Türkiye kendince bir güvenlik bölgesi oluşturmak istiyor. Kürt’lere baskı yapıyor. Peki bu Kürt’ler nereye gidecekler? Gittikleri yerden yine tehdit oluşturmayacaklar mı? Demek ki bu operasyon çözüm değil. Yerlerine getirilmek istenen başka halklar başka problemleri doğurur. Demografi mühendisliği bu şekilde çalışmıyor.

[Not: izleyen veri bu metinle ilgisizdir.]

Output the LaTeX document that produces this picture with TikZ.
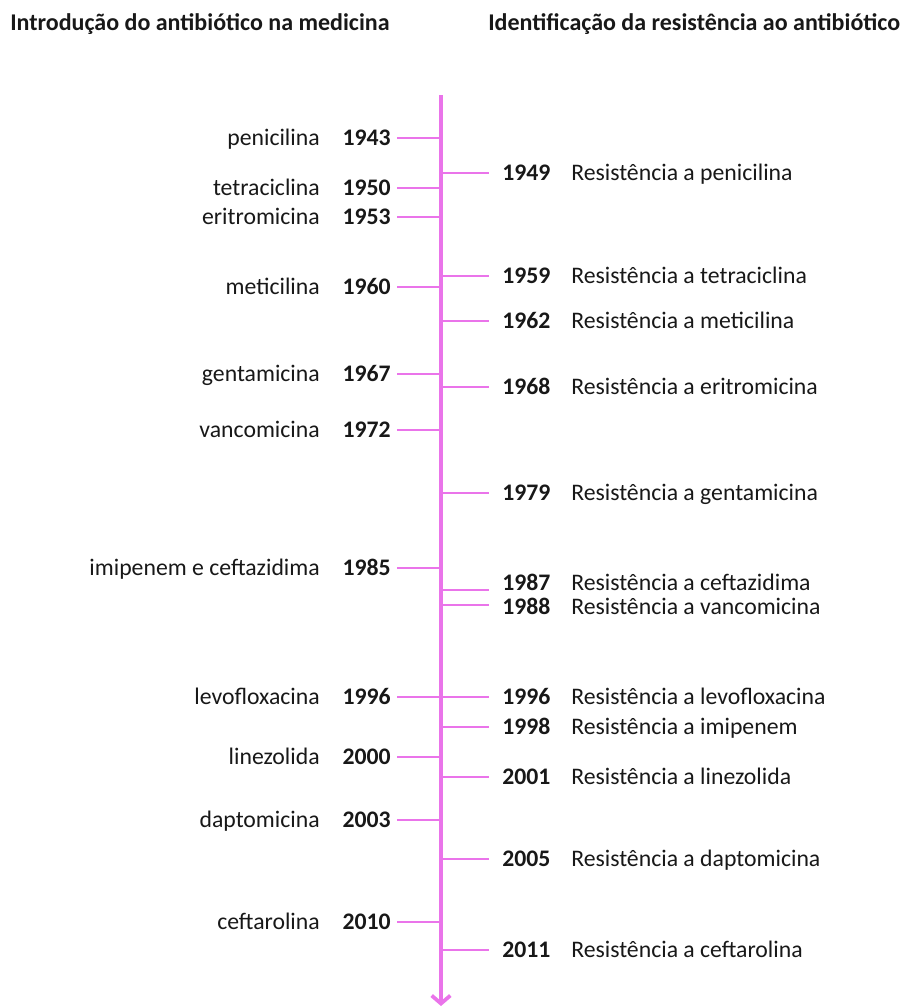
\documentclass[tikz,border=0pt]{standalone}
\usepackage{fontspec}
\setmainfont{Carlito}
\usepackage{tikz}
\usetikzlibrary{arrows.meta,positioning,calc}

\definecolor{axisviolet}{RGB}{234,116,234}
\definecolor{inkgray}{RGB}{24,24,24}

\begin{document}
\begin{tikzpicture}[x=0.75pt, y=-0.75pt, >={Straight Barb[length=6pt,width=14pt]}]
  \tikzstyle{title}=[inner sep=0, anchor=base west, font=\fontsize{18}{21}\selectfont\bfseries, text=inkgray]
  \tikzstyle{drug}=[inner sep=0, font=\fontsize{17.8}{20}\selectfont, text=inkgray]
  \tikzstyle{year}=[drug, font=\fontsize{17.8}{20}\selectfont\bfseries]
  \tikzstyle{tick}=[draw=axisviolet, line width=2.1pt]
  \useasboundingbox (0,0) rectangle (905,1007);

  % titles
  \node[title] (intro) at (10,30) {Introdução do antibiótico na medicina};
  \node[title] (ident) at (488,30) {Identificação da resistência ao antibiótico};

  % time axis
  \coordinate (top) at (441,95);
  \coordinate (bot) at (441,1006);
  \draw[->, draw=axisviolet, line width=2.8pt] (top) -- (bot);

  % introduction of the drug (left)
  \foreach \y/\drug/\yr in {138/penicilina/1943, 188/tetraciclina/1950,
      217/eritromicina/1953, 287/meticilina/1960, 374/gentamicina/1967,
      430/vancomicina/1972, 568/imipenem e ceftazidima/1985,
      697/levofloxacina/1996, 757/linezolida/2000, 820/daptomicina/2003,
      922/ceftarolina/2010} {
    \node[year, anchor=base east] (intro\yr) at (391,\y+7.5) {\yr};
    \node[drug, anchor=base east] (introname\yr) at (320,\y+7.5) {\drug};
    \coordinate (introaxis\yr) at (top |- 0,\y);
    \draw[tick] ([xshift=4.5pt]intro\yr.east |- introaxis\yr) -- (introaxis\yr);
  }

  % resistance found (right): text row / tick row may differ
  \foreach \y/\t/\drug/\yr in {173/173/penicilina/1949, 276/276/tetraciclina/1959,
      321/321/meticilina/1962, 387/387/eritromicina/1968, 493/493/gentamicina/1979,
      583/590/ceftazidima/1987, 607/605/vancomicina/1988, 697/697/levofloxacina/1996,
      727/727/imipenem/1998, 777/777/linezolida/2001, 859/859/daptomicina/2005,
      950/950/ceftarolina/2011} {
    \node[year, anchor=base west] (res\yr) at (502,\y+7.5) {\yr};
    \node[drug, anchor=base west] (resname\yr) at (571,\y+7.5) {Resistência a \drug};
    \coordinate (resaxis\yr) at (top |- 0,\t);
    \draw[tick] (resaxis\yr) -- ([xshift=-9.5pt]res\yr.west |- resaxis\yr);
  }
\end{tikzpicture}
\end{document}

Erdoğan’ın Avrupa Birliği'ne kafa tutması ilk değil. Ayrıca, şimdi Avrupa Birliği ile Türkiye arasındaki ilişkilere bir başka sorun daha ekleniyor: Kıbrıs’ın Güney’inde sondaj çalışmaları. AB bundan rahatsız ve kendi birlik toplantılarında bunu gündem yapıyor.
AB ve Rusya’nın Suriye’nin kuzeyinde problemlerin çözülmesi konusunda yaklaşımları örtüşüyor. Sorunları diyalog yoluyla çözmek gerekiyor. AB, Şam idaresine limoni yaklaşıyor ama Rusya olarak arabuluculuk yapmaya hazırız...''
Günlük yaklaşık bir milyon takipçisi olan Medusa Haber portalından Dimitri Kuznets imzalı analizde “Türkiye Suriye'yi işgal etti, ancak hiçbir sonuç elde edemedi. Putin ve Esad birlikleri kazandı. Çete savaşı taktiği ile hareket eden karşıt gruplar Erdoğan’ın askerlerini durdurmuştu. Ama ABD yine onlara destek çıktı ve anlaşma yapıldı. ABD ve diğer Batılı ülkeler, istilaya derhal son verilmesini talep ediyor ve Türkiye'ye yaptırım uygulamak istiyorlar. Kürt birlikleri, Rejim askerleri tarafından dağıtılmadı. Yani TSK’nın operasyonunun amaçlarından biri gerçekleşmedi.” ifade ediliyor.
Regnum Haber Ajansında kendi köşesinde değerlendirme yapan Stanislav Tarasov şöyle değerlendiriyor: “Washington ve Moskova arasında gel-gitler yaşayan Ankara sona yaklaşıyor. Erdoğan şimdi ‘sınırları açarım ve sığınmacıları gönderirim tehdidi yapıyor. Ancak Türkiye için asıl tehlike, operasyon tiyatrosuna hem Kürtlerin hem de cihatçı grupların dahil olması. O zaman Ankara, Şam’ın devreye girmesine razı olacak.